DATA EXTRACT:
────────────────────────────────────────
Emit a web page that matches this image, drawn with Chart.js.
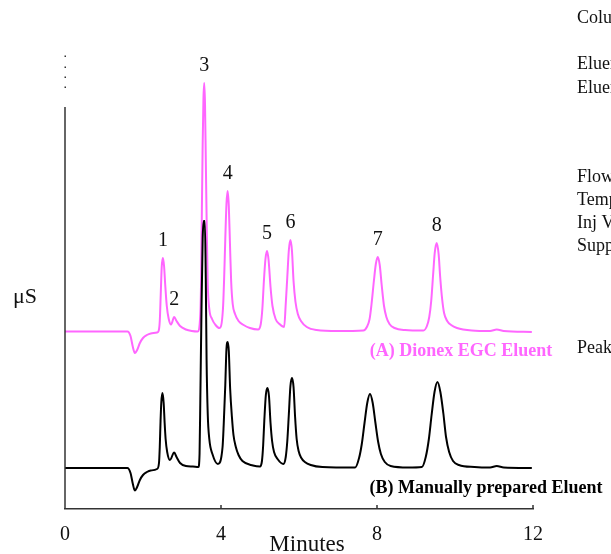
<!DOCTYPE html>
<html>
<head>
<meta charset="utf-8">
<script src="https://cdn.jsdelivr.net/npm/chart.js@4.4.1/dist/chart.umd.min.js"></script>
<style>
    body { margin: 0; background: #fff; }
    #chromChart { display: block; }
</style>
</head>
<body>
<canvas id="chromChart" width="611" height="554"></canvas>
<script>
// trace A - Dionex EGC eluent (pink)
var timeA = [0, 1.6, 1.68, 1.74, 1.79, 1.85, 1.92, 2.0, 2.1, 2.2, 2.36,
    2.4, 2.43, 2.455, 2.48, 2.51, 2.54, 2.57, 2.61, 2.66, 2.72,
    2.8, 2.86, 2.95, 3.1, 3.25, 3.4,
    3.47, 3.49, 3.51, 3.53, 3.55, 3.57, 3.59, 3.61, 3.635, 3.66, 3.7, 3.77, 3.86, 3.96,
    4.05, 4.08, 4.11, 4.14, 4.17, 4.2, 4.23, 4.26, 4.3, 4.36, 4.45, 4.58, 4.74, 4.95,
    5.02, 5.06, 5.1, 5.14, 5.18, 5.22, 5.27, 5.32, 5.4, 5.5, 5.62,
    5.66, 5.7, 5.74, 5.78, 5.82, 5.86, 5.91, 5.97, 6.05, 6.2, 6.45, 7.0, 7.65,
    7.74, 7.81, 7.86, 7.92, 7.97, 8.02, 8.07, 8.12, 8.18, 8.24, 8.32, 8.45, 8.72, 9.19,
    9.28, 9.34, 9.39, 9.44, 9.48, 9.53, 9.58, 9.62, 9.67, 9.72, 9.8, 9.9, 10.05, 10.43,
    10.9, 11.07, 11.25, 11.97];
var sigA = [177.5, 177.5, 173, 162, 156, 159, 166, 171, 174, 175.5, 176.5,
    178, 188, 215, 242, 251, 243, 224, 203, 190, 184.5,
    192, 188, 183, 179.5, 178, 177.5,
    195, 230, 300, 365, 410, 426, 405, 350, 280, 225, 200, 190, 184, 181,
    200, 230, 270, 305, 318, 303, 265, 228, 205, 195, 188, 184, 181, 179.5,
    185, 200, 228, 250, 258, 249, 222, 203, 190, 185, 182,
    205, 232, 259, 269, 258, 228, 207, 195, 188, 182, 179, 178, 178.5,
    182, 190, 205, 228, 245, 252, 244, 224, 203, 192, 185, 181, 179, 178.5,
    183, 192, 208, 235, 256, 266, 255, 232, 210, 196, 188, 184, 181, 178.5,
    178, 179.5, 178, 177];

// trace B - manually prepared eluent (black)
var timeB = [0, 1.6, 1.68, 1.74, 1.79, 1.85, 1.92, 2.0, 2.1, 2.2, 2.36,
    2.41, 2.43, 2.45, 2.47, 2.5, 2.53, 2.555, 2.58, 2.62, 2.69,
    2.8, 2.86, 2.95, 3.1, 3.28, 3.42,
    3.45, 3.47, 3.5, 3.53, 3.555, 3.585, 3.61, 3.63, 3.66, 3.7, 3.78, 3.92,
    4.04, 4.07, 4.11, 4.14, 4.17, 4.2, 4.235, 4.28, 4.32, 4.38, 4.45, 4.55, 4.82, 5.0,
    5.05, 5.08, 5.11, 5.15, 5.19, 5.23, 5.27, 5.31, 5.36, 5.45, 5.6,
    5.66, 5.7, 5.74, 5.78, 5.82, 5.86, 5.9, 5.94, 5.99, 6.06, 6.15, 6.3, 6.6, 7.44,
    7.54, 7.61, 7.68, 7.75, 7.82, 7.89, 7.96, 8.03, 8.1, 8.2, 8.35, 8.8, 9.15,
    9.25, 9.33, 9.4, 9.475, 9.55, 9.625, 9.7, 9.77, 9.85, 9.95, 10.1, 10.5,
    10.9, 11.07, 11.25, 11.97];
var sigB = [41, 41, 36, 25, 18.5, 22, 29, 34, 37, 38.5, 40,
    46, 62, 88, 107, 116, 106, 86, 70, 57, 49,
    56.5, 52, 46, 43, 42.5, 42,
    55, 110, 200, 270, 288, 288, 230, 150, 95, 70, 55, 45,
    62, 85, 124, 160, 167, 158, 120, 92, 74, 62, 54, 48, 43.5, 42.5,
    48, 63, 88, 114, 121, 113, 86, 68, 57, 50, 45,
    52, 68, 95, 123, 131, 122, 92, 70, 58, 51, 47, 44, 42, 41.5,
    51, 65, 86, 106, 115, 106, 86, 67, 55, 47, 43, 41.5, 42,
    52, 70, 94, 117, 127, 117, 96, 72, 57, 48, 44, 42,
    41.5, 43, 41.5, 41];

var xTicks = [0, 4, 8, 12];
var peakNames = ['1', '2', '3', '4', '5', '6', '7', '8'];
var peakTimes = [2.51, 2.8, 3.57, 4.17, 5.18, 5.78, 8.02, 9.53];
var sideLabels = ['Column:', 'Eluent:', 'Eluent Source:', 'Flow Rate:',
    'Temperature:', 'Inj Volume:', 'Suppressor:', 'Peaks:'];
var sideBaselines = [23, 69, 93, 182, 205, 228, 251, 353];

var pink = '#ff66ff';
var serif = "'Liberation Serif', 'Times New Roman', serif";

function toPoints(times, values) {
    return times.map(function (t, i) { return { x: t, y: values[i] }; });
}

// highest point of trace A close to a peak time
function peakHeight(t) {
    var best = 0;
    timeA.forEach(function (tt, i) {
        if (Math.abs(tt - t) < 0.06 && sigA[i] > best) best = sigA[i];
    });
    return best;
}

var decorations = {
    id: 'decorations',
    afterDraw: function (chart) {
        var ctx = chart.ctx;
        var xs = chart.scales.x;
        var ys = chart.scales.y;
        var area = chart.chartArea;
        ctx.save();

        // y axis, solid part then a few dots above
        ctx.strokeStyle = '#333';
        ctx.lineWidth = 1.5;
        ctx.beginPath();
        ctx.moveTo(area.left, area.bottom);
        ctx.lineTo(area.left, ys.getPixelForValue(402));
        ctx.stroke();
        ctx.fillStyle = '#333';
        [422, 432, 442, 453].forEach(function (v) {
            ctx.fillRect(area.left - 0.5, ys.getPixelForValue(v) - 0.5, 1.5, 1.5);
        });

        // small tick marks pointing up
        ctx.beginPath();
        xTicks.slice(1).forEach(function (v) {
            var px = xs.getPixelForValue(v);
            ctx.moveTo(px, area.bottom);
            ctx.lineTo(px, area.bottom - 4);
        });
        ctx.stroke();

        // peak numbers
        ctx.fillStyle = '#111';
        ctx.font = '20px ' + serif;
        ctx.textAlign = 'center';
        ctx.textBaseline = 'middle';
        peakNames.forEach(function (name, i) {
            var px = xs.getPixelForValue(peakTimes[i]);
            var py = ys.getPixelForValue(peakHeight(peakTimes[i]));
            ctx.fillText(name, px, py - 17);
        });

        // axis titles
        ctx.font = '22px ' + serif;
        ctx.fillText('\u03bcS', 25, 297);
        ctx.font = '23px ' + serif;
        ctx.fillText('Minutes', 307, 545);

        // trace labels
        ctx.font = 'bold 18px ' + serif;
        ctx.fillStyle = pink;
        ctx.fillText('(A) Dionex EGC Eluent', 461, 351);
        ctx.fillStyle = '#000';
        ctx.fillText('(B) Manually prepared Eluent', 486, 488);

        // conditions column, cut off by the page edge
        ctx.font = '18px ' + serif;
        ctx.fillStyle = '#111';
        ctx.textAlign = 'left';
        ctx.textBaseline = 'alphabetic';
        sideLabels.forEach(function (txt, i) {
            ctx.fillText(txt, 577, sideBaselines[i]);
        });
        ctx.restore();
    }
};

new Chart(document.getElementById('chromChart'), {
    type: 'line',
    data: {
        datasets: [
            {
                label: 'Manually prepared Eluent',
                data: toPoints(timeB, sigB),
                borderColor: '#000',
                borderWidth: 2,
                pointRadius: 0,
                cubicInterpolationMode: 'monotone'
            },
            {
                label: 'Dionex EGC Eluent',
                data: toPoints(timeA, sigA),
                borderColor: pink,
                borderWidth: 2,
                pointRadius: 0,
                cubicInterpolationMode: 'monotone'
            }
        ]
    },
    options: {
        responsive: false,
        animation: false,
        devicePixelRatio: 1,
        layout: { padding: { top: 56, left: 65, right: 78, bottom: 0 } },
        plugins: {
            legend: { display: false },
            tooltip: { enabled: false }
        },
        scales: {
            x: {
                type: 'linear',
                min: 0,
                max: 12,
                grid: { display: false, drawTicks: false },
                border: { display: true, color: '#333', width: 1.5 },
                afterBuildTicks: function (scale) {
                    scale.ticks = xTicks.map(function (v) { return { value: v }; });
                },
                afterFit: function (scale) { scale.height = 45; },
                ticks: {
                    color: '#111',
                    padding: 14,
                    maxRotation: 0,
                    autoSkip: false,
                    font: { family: serif, size: 20 }
                }
            },
            y: {
                display: false,
                min: 0,
                max: 453
            }
        }
    },
    plugins: [decorations]
});
</script>
</body>
</html>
────────────────────────────────────────
OBJECTIVE:
Begin at the first line of the data above and repeat each line exactly, stopping after the line containing "178, 179.5, 178, 177];". Omit the pictures.

ANSWER FOR THE TASK:
Emit a web page that matches this image, drawn with Chart.js.
<!DOCTYPE html>
<html>
<head>
<meta charset="utf-8">
<script src="https://cdn.jsdelivr.net/npm/chart.js@4.4.1/dist/chart.umd.min.js"></script>
<style>
    body { margin: 0; background: #fff; }
    #chromChart { display: block; }
</style>
</head>
<body>
<canvas id="chromChart" width="611" height="554"></canvas>
<script>
// trace A - Dionex EGC eluent (pink)
var timeA = [0, 1.6, 1.68, 1.74, 1.79, 1.85, 1.92, 2.0, 2.1, 2.2, 2.36,
    2.4, 2.43, 2.455, 2.48, 2.51, 2.54, 2.57, 2.61, 2.66, 2.72,
    2.8, 2.86, 2.95, 3.1, 3.25, 3.4,
    3.47, 3.49, 3.51, 3.53, 3.55, 3.57, 3.59, 3.61, 3.635, 3.66, 3.7, 3.77, 3.86, 3.96,
    4.05, 4.08, 4.11, 4.14, 4.17, 4.2, 4.23, 4.26, 4.3, 4.36, 4.45, 4.58, 4.74, 4.95,
    5.02, 5.06, 5.1, 5.14, 5.18, 5.22, 5.27, 5.32, 5.4, 5.5, 5.62,
    5.66, 5.7, 5.74, 5.78, 5.82, 5.86, 5.91, 5.97, 6.05, 6.2, 6.45, 7.0, 7.65,
    7.74, 7.81, 7.86, 7.92, 7.97, 8.02, 8.07, 8.12, 8.18, 8.24, 8.32, 8.45, 8.72, 9.19,
    9.28, 9.34, 9.39, 9.44, 9.48, 9.53, 9.58, 9.62, 9.67, 9.72, 9.8, 9.9, 10.05, 10.43,
    10.9, 11.07, 11.25, 11.97];
var sigA = [177.5, 177.5, 173, 162, 156, 159, 166, 171, 174, 175.5, 176.5,
    178, 188, 215, 242, 251, 243, 224, 203, 190, 184.5,
    192, 188, 183, 179.5, 178, 177.5,
    195, 230, 300, 365, 410, 426, 405, 350, 280, 225, 200, 190, 184, 181,
    200, 230, 270, 305, 318, 303, 265, 228, 205, 195, 188, 184, 181, 179.5,
    185, 200, 228, 250, 258, 249, 222, 203, 190, 185, 182,
    205, 232, 259, 269, 258, 228, 207, 195, 188, 182, 179, 178, 178.5,
    182, 190, 205, 228, 245, 252, 244, 224, 203, 192, 185, 181, 179, 178.5,
    183, 192, 208, 235, 256, 266, 255, 232, 210, 196, 188, 184, 181, 178.5,
    178, 179.5, 178, 177];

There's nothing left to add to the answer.